Michael Bradley scores stunner as U.S. grab 1-1 draw in Mexico in WC qualifier
Three thoughts from the United States' 1-1 draw vs. Mexico at the Azteca in a fun World Cup qualifier on Sunday.
1. U.S. earn golden point in Azteca
Going into this month's qualifiers, the priority for the U.S. was to get all three points against Trinidad and Tobago - mission accomplished -- knowing full well that U.S. history against Mexico in the Estadio Azteca is poor. But on Sunday night the U.S. walked away with a golden point that was fully earned.
Fielding a rotated lineup with a whopping seven changes, the U.S. played a poised, composed 90 minutes against Mexico, surviving two early Carlos Salcedo elbows that could have unnerved the Americans early on. Think back to four years ago when then-coach Jurgen Klinsmann's team seemingly held on for dear life to earn a 0-0 draw; this time around, the U.S. showed enough offensive guile to keep the El Tri defense on their toes despite Mexico's overwhelming share of possession.
Christian Pulisic had been the hero for the U.S. in recent qualifiers, but the young Borussia Dortmund man was quiet Sunday. Instead, a grizzled veteran showed the way. He has been maligned and criticized by many fans, but Michael Bradley silenced many of his doubters on Sunday night with what has to be considered the finest individual play ever made by a U.S. player in the Azteca.
Anticipating a pass in midfield, Bradley swooped in to dispossess, charged into the Mexico half and chipped a perfect shot over Mexico goalkeeper Guillermo Ochoa after just five minutes. It was a wonderful goal from Bradley and it will long live in U.S. Soccer lore.
It took the hosts just 15 minutes to equalize, as Carlos Vela completed a sharp counterattack with a left-footed finish that left U.S. keeper Brad Guzan no chance. El Tri continued to press for much of the game, cracking the crossbar with a Hector Herrera free kick and coaxing some excellent defending out of Geoff Cameron late on.
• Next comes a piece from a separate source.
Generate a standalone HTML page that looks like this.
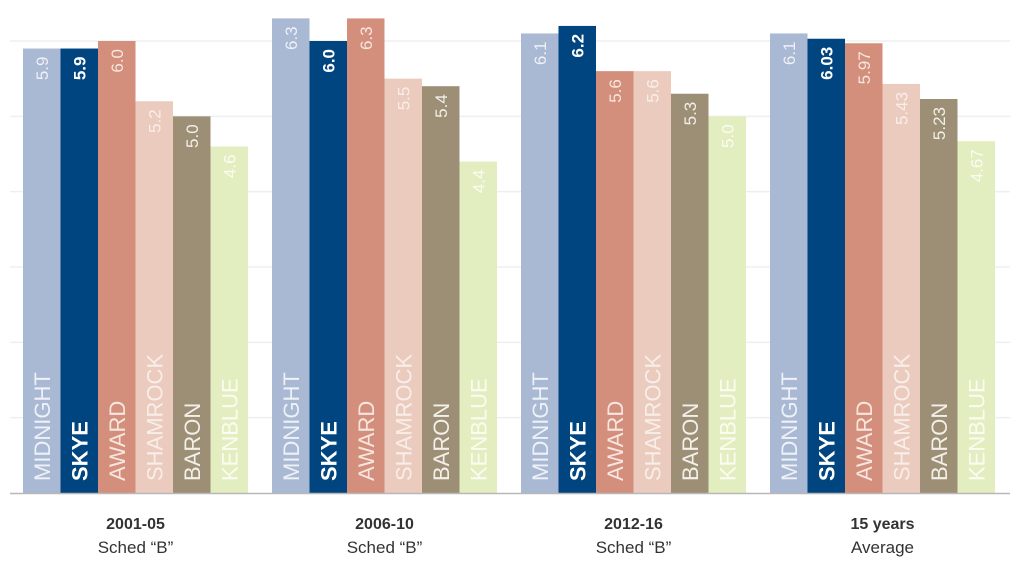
<!DOCTYPE html>
<html><head><meta charset="utf-8"><style>
body{margin:0;background:#fff;}
svg{display:block;font-family:"Liberation Sans",sans-serif;}
</style></head><body>
<svg id="chart" width="1024" height="579" viewBox="0 0 1024 579" xmlns="http://www.w3.org/2000/svg"></svg>
<script>
const groupTitles = ["2001-05", "2006-10", "2012-16", "15 years"];
const groupSubtitles = ["Sched \u201cB\u201d", "Sched \u201cB\u201d", "Sched \u201cB\u201d", "Average"];
const seriesNames = ["MIDNIGHT", "SKYE", "AWARD", "SHAMROCK", "BARON", "KENBLUE"];
const valuesMidnight = [5.9, 6.3, 6.1, 6.1];
const valuesSkye = [5.9, 6.0, 6.2, 6.03];
const valuesAward = [6.0, 6.3, 5.6, 5.97];
const valuesShamrock = [5.2, 5.5, 5.6, 5.43];
const valuesBaron = [5.0, 5.4, 5.3, 5.23];
const valuesKenblue = [4.6, 4.4, 5.0, 4.67];
const valueLabels = [
  ["5.9","6.3","6.1","6.1"],
  ["5.9","6.0","6.2","6.03"],
  ["6.0","6.3","5.6","5.97"],
  ["5.2","5.5","5.6","5.43"],
  ["5.0","5.4","5.3","5.23"],
  ["4.6","4.4","5.0","4.67"]
];
const gridTicks = [0, 1, 2, 3, 4, 5, 6];

const series = [valuesMidnight, valuesSkye, valuesAward, valuesShamrock, valuesBaron, valuesKenblue];
const colors = ["#a9b8d3", "#00457f", "#d38f7c", "#ebcbbe", "#9c8f76", "#e2eebf"];
const labelColors = ["#eef1f7", "#ffffff", "#f7e6e0", "#f8eee9", "#f3f0ea", "#fafcf2"];
const NS = "http://www.w3.org/2000/svg";
const svg = document.getElementById("chart");
const y0 = 493, yTop = 41, vMax = 6;
const y = v => y0 - (v / vMax) * (y0 - yTop);
const groupX = i => 23 + i * 249;
const barW = 37.5;
const barX = (g, s) => groupX(g) + s * barW;

function mk(tag, attrs) { const e = document.createElementNS(NS, tag); for (const k in attrs) e.setAttribute(k, attrs[k]); svg.appendChild(e); return e; }

gridTicks.forEach(t => {
  if (t === 0) return;
  const l = mk("line", {x1: 10, x2: 1010, y1: y(t), y2: y(t), stroke: "#efefef", "stroke-width": 1.5});
  
  
});

series.forEach((vals, s) => {
  vals.forEach((v, g) => {
    const x = barX(g, s);
    const r = mk("rect", {x: x, y: y(v), width: barW, height: y0 - y(v), fill: colors[s]});
    
    
    const cx = x + barW / 2 + 6;
    const vt = mk("text", {x: 0, y: 0, fill: labelColors[s], "font-size": 17, "font-weight": s === 1 ? "bold" : "normal", "text-anchor": "end", transform: `translate(${cx},${y(v) + 8}) rotate(-90)`});
    vt.textContent = valueLabels[s][g];
    
    
    const nt = mk("text", {x: 0, y: 0, fill: labelColors[s], "font-size": 22, "font-weight": s === 1 ? "bold" : "normal", "text-anchor": "start", transform: `translate(${x + barW / 2 + 8},${y0 - 12}) rotate(-90)`});
    nt.textContent = seriesNames[s];
    
    
  });
});

const base = mk("line", {x1: 10, x2: 1010, y1: y0 + 0.5, y2: y0 + 0.5, stroke: "#b8b8b8", "stroke-width": 1.5});



groupTitles.forEach((t, g) => {
  const cx = groupX(g) + barW * 3;
  const a = mk("text", {x: cx, y: 529, "text-anchor": "middle", "font-size": 16, "font-weight": "bold", fill: "#333"});
  a.textContent = t;
  
  
  const b = mk("text", {x: cx, y: 553, "text-anchor": "middle", "font-size": 17, fill: "#333"});
  b.textContent = groupSubtitles[g];
  
  
});
</script>
</body></html>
Bradley nearly produced another moment of magic in the second half with another long-range effort, but it rattled off the outside of the post. Nevertheless, the work put in by Bradley on top of his superb goal -- especially after Vela's goal and the subsequent pressure -- was a reminder of just how invaluable he can be to the U.S.
2. Arena's lineup works to a tee
Many eyebrows were raised when coach Bruce Arena's starting XI was released. The former L.A. Galaxy coach made seven changes from the side that beat Trinidad and Tobago 2-0 on Thursday, and he opted for an atypical 5-2-3. From a defensive perspective, it worked like a charm. When the Americans were set up properly, they kept Mexico's possession dominance far from goal. Kellyn Acosta and Bradley worked tirelessly in tandem and played as if they were a regular pairing in midfield, stepping up to pressure Mexican plays on the ball and making tactical fouls when necessary.
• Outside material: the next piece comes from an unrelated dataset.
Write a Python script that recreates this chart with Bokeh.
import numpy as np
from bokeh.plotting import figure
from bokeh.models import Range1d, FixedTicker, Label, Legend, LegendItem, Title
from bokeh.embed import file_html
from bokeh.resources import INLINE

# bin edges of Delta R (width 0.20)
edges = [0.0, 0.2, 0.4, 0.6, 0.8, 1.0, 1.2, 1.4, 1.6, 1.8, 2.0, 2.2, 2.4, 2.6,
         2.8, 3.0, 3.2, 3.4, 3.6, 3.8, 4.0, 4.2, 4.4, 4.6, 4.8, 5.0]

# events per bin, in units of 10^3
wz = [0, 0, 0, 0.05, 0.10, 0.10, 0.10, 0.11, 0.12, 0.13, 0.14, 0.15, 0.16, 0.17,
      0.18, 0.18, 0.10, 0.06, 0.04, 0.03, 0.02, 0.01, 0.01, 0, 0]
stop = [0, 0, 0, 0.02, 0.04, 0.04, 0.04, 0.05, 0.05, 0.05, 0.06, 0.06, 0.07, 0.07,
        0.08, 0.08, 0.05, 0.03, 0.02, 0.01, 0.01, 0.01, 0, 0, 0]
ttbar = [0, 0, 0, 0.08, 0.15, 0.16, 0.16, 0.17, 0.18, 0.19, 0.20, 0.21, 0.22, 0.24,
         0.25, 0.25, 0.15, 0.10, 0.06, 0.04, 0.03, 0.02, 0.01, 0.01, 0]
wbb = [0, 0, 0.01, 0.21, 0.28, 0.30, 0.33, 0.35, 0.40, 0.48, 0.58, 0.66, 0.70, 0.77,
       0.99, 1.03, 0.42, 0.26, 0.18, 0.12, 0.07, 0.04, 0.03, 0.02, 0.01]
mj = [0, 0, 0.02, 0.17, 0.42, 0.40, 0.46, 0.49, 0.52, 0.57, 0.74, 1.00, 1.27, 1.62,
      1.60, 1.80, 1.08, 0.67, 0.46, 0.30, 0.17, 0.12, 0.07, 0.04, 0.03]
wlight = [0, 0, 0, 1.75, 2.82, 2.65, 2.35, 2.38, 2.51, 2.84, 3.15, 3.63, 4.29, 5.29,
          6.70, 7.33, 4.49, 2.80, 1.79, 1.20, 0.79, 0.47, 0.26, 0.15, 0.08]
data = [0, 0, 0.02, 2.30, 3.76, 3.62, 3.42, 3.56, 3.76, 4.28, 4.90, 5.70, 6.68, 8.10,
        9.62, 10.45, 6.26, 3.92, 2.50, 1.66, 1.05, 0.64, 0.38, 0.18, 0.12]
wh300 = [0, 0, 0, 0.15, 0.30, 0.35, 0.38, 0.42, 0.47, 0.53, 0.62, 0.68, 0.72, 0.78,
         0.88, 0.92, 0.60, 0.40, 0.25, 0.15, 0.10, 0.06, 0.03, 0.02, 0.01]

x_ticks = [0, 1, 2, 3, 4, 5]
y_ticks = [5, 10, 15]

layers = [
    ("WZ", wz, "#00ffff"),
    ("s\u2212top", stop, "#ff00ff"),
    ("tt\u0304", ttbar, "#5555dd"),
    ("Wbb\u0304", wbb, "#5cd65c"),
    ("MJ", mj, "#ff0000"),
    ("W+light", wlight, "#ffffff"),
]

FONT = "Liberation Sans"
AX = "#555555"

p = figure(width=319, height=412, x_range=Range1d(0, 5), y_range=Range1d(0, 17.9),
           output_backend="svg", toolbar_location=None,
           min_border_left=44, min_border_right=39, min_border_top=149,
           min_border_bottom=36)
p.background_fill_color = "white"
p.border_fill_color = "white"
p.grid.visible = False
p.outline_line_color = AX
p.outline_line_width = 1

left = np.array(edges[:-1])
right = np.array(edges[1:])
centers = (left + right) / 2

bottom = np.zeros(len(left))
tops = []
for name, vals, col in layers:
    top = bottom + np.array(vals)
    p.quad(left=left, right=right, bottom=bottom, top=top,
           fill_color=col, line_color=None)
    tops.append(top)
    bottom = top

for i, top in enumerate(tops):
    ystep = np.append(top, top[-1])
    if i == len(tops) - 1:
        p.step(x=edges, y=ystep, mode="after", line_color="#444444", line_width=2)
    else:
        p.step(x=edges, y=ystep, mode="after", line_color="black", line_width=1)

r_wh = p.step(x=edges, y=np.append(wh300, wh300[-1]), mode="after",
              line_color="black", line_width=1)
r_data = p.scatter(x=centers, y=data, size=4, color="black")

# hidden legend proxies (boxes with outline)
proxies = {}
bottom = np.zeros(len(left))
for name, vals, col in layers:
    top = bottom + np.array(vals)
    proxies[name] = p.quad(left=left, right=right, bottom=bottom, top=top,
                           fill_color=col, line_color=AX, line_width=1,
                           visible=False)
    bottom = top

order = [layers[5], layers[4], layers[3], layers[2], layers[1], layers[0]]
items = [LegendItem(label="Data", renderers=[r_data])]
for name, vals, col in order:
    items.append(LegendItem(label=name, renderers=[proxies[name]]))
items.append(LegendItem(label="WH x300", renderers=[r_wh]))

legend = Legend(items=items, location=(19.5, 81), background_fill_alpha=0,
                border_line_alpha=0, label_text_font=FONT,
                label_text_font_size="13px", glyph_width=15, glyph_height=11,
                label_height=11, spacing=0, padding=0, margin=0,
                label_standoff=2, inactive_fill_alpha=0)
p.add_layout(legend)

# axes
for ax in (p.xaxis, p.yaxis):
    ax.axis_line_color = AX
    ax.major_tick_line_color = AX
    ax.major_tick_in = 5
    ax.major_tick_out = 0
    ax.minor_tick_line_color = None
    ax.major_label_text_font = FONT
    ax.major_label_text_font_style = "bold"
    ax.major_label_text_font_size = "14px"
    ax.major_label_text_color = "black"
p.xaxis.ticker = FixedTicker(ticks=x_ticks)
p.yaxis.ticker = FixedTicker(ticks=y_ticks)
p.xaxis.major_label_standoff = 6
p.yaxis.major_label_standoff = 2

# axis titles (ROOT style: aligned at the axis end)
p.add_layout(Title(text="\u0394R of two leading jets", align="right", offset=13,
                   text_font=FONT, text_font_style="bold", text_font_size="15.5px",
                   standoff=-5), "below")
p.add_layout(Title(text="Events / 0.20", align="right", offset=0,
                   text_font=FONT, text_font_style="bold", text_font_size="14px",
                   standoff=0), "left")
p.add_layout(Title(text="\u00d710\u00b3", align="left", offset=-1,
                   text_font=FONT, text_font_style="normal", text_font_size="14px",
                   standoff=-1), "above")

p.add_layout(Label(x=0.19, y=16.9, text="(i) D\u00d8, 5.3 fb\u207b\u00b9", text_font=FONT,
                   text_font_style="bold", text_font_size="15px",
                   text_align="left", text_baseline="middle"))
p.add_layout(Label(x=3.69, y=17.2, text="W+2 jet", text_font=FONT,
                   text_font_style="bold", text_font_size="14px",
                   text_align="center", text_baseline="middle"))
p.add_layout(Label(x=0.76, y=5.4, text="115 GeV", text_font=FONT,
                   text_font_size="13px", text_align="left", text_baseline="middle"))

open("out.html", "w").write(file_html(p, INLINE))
At the back, the U.S. center-back trio of Omar Gonzalez, Geoff Cameron and Tim Ream were watchful of Javier Hernandez's constant motion. Hirving Lozano and Carlos Vela were threats on the wings, but on the whole, the U.S. was organized and did well to fend off any deep crosses into the area.
That said, Mexico's equalizer had to have been incredibly frustrating for Arena. Up until Vela's left-footed rocket, the U.S. had stayed nice and compact in defense, turning El Tri away from dangerous positions. But one of the few times that the U.S. was not set up adequately, Mexico took full advantage.
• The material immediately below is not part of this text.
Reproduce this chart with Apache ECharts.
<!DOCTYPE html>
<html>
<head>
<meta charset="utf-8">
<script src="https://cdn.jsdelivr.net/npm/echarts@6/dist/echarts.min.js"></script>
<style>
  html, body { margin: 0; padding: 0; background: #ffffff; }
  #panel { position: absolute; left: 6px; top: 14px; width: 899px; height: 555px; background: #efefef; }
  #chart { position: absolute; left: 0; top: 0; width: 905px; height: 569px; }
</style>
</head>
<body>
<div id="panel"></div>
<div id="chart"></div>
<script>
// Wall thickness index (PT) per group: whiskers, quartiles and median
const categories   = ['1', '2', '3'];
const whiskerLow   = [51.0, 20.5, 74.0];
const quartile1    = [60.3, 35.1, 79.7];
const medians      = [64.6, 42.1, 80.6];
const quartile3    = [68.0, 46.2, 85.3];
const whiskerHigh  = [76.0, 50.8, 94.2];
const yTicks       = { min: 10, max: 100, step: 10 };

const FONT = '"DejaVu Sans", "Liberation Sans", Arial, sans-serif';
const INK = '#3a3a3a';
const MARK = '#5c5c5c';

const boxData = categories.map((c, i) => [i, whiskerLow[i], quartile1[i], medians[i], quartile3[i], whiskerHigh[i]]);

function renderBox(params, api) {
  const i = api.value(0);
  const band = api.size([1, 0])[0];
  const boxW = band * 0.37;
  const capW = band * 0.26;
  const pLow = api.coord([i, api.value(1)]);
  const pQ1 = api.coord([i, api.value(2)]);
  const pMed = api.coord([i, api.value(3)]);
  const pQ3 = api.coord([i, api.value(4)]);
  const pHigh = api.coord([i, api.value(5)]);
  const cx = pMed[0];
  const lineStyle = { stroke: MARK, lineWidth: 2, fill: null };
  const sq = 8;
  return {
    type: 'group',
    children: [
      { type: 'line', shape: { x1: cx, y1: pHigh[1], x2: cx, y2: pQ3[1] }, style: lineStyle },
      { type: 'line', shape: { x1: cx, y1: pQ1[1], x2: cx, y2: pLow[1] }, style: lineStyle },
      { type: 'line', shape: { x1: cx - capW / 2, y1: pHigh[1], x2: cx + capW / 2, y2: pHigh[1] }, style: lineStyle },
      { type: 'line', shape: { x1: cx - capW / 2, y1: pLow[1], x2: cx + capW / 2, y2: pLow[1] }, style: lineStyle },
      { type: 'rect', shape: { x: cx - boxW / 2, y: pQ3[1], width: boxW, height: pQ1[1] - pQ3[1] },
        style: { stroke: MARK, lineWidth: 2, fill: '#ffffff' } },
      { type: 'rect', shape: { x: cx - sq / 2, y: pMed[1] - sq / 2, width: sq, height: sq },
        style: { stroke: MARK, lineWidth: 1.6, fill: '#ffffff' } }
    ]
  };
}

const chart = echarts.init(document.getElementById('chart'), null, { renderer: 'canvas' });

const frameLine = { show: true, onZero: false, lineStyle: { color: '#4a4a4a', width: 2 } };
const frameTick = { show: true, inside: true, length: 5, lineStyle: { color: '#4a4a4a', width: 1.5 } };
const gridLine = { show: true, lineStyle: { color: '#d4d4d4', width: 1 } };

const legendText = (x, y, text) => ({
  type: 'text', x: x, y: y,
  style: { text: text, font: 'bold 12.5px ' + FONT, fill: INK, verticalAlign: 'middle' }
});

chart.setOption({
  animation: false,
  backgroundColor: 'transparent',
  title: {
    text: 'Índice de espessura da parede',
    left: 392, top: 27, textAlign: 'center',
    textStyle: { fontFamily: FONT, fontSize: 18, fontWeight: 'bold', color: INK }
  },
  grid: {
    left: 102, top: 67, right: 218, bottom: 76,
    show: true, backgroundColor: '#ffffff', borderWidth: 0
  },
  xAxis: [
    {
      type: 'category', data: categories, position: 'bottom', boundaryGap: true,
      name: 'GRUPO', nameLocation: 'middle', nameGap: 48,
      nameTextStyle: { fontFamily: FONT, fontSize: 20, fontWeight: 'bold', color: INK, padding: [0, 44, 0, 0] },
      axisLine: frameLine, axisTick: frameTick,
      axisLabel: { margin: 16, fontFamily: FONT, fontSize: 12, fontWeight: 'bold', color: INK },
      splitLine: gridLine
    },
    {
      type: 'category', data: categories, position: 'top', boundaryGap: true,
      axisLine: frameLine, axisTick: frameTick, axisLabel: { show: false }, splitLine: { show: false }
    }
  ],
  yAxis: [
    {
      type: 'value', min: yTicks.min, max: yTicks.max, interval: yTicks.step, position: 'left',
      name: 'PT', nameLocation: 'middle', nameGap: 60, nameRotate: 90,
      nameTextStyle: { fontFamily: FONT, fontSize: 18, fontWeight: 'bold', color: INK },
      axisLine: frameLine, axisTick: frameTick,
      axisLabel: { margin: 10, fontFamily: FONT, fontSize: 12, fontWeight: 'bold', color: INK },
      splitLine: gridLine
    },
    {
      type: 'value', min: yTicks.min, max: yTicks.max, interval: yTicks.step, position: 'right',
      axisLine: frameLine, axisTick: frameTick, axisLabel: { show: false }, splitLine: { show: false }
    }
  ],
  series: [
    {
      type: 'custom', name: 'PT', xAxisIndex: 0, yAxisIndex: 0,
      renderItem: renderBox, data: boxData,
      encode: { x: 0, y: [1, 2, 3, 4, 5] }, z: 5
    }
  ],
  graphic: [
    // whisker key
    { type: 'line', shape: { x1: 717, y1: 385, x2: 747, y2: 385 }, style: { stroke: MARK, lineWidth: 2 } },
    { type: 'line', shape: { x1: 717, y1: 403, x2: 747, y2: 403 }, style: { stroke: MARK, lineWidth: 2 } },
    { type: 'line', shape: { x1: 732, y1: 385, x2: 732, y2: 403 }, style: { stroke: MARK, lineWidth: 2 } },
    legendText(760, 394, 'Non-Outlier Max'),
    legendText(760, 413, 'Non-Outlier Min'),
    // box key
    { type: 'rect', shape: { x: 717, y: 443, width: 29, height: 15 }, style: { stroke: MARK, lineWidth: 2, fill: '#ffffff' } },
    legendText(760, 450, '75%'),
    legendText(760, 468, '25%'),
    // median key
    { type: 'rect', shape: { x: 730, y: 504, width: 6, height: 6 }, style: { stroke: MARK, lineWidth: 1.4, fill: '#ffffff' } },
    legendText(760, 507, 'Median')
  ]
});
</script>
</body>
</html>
Wood failed to convert a loose ball right in front of the Mexico goal and the counterattack developed quickly, sparked by Hernandez. Once the former Man United man found Vela on the right in front of DaMarcus Beasley, it was advantage Mexico. As Vela cut to his left, the lack of pressure from the rest of the U.S. defense afforded Vela all the time he needed to score with a classic finish.
Nevertheless, the U.S. recovered nicely from that lapse and turned in a splendid performance that not only kept the Mexico attack at bay but also quieted the usually rowdy Azteca crowd.
3. Frustration for Mexico ahead of Confederations Cup
Mexico has been superb in this qualifying cycle, and despite the lack of such big names as Rafa Marquez, Andres Guardado and Jesus Corona in the starting XI, coach Juan Carlos Osorio still had an abundance of talent from which to choose. But a combination of a solid defense and a lack of finishing left El Tri feeling frustrated as they head to the airport for Russia and the Confederations Cup.
Assuredly, Mexico's Confed Cup opponents and future CONCACAF rivals will have watched this closely and will perhaps adopt a similarly stout approach.
It will be up to Osorio to shake off the disappointment of Sunday's result, but there is the nagging sense that a difference-maker like Jesus Corona would have helped Mexico on Sunday night. He missed the U.S. match because of a family issue, which will also cause him to miss the trip to Russia for the Confed Cup. Osorio will need someone to step up and fill that void.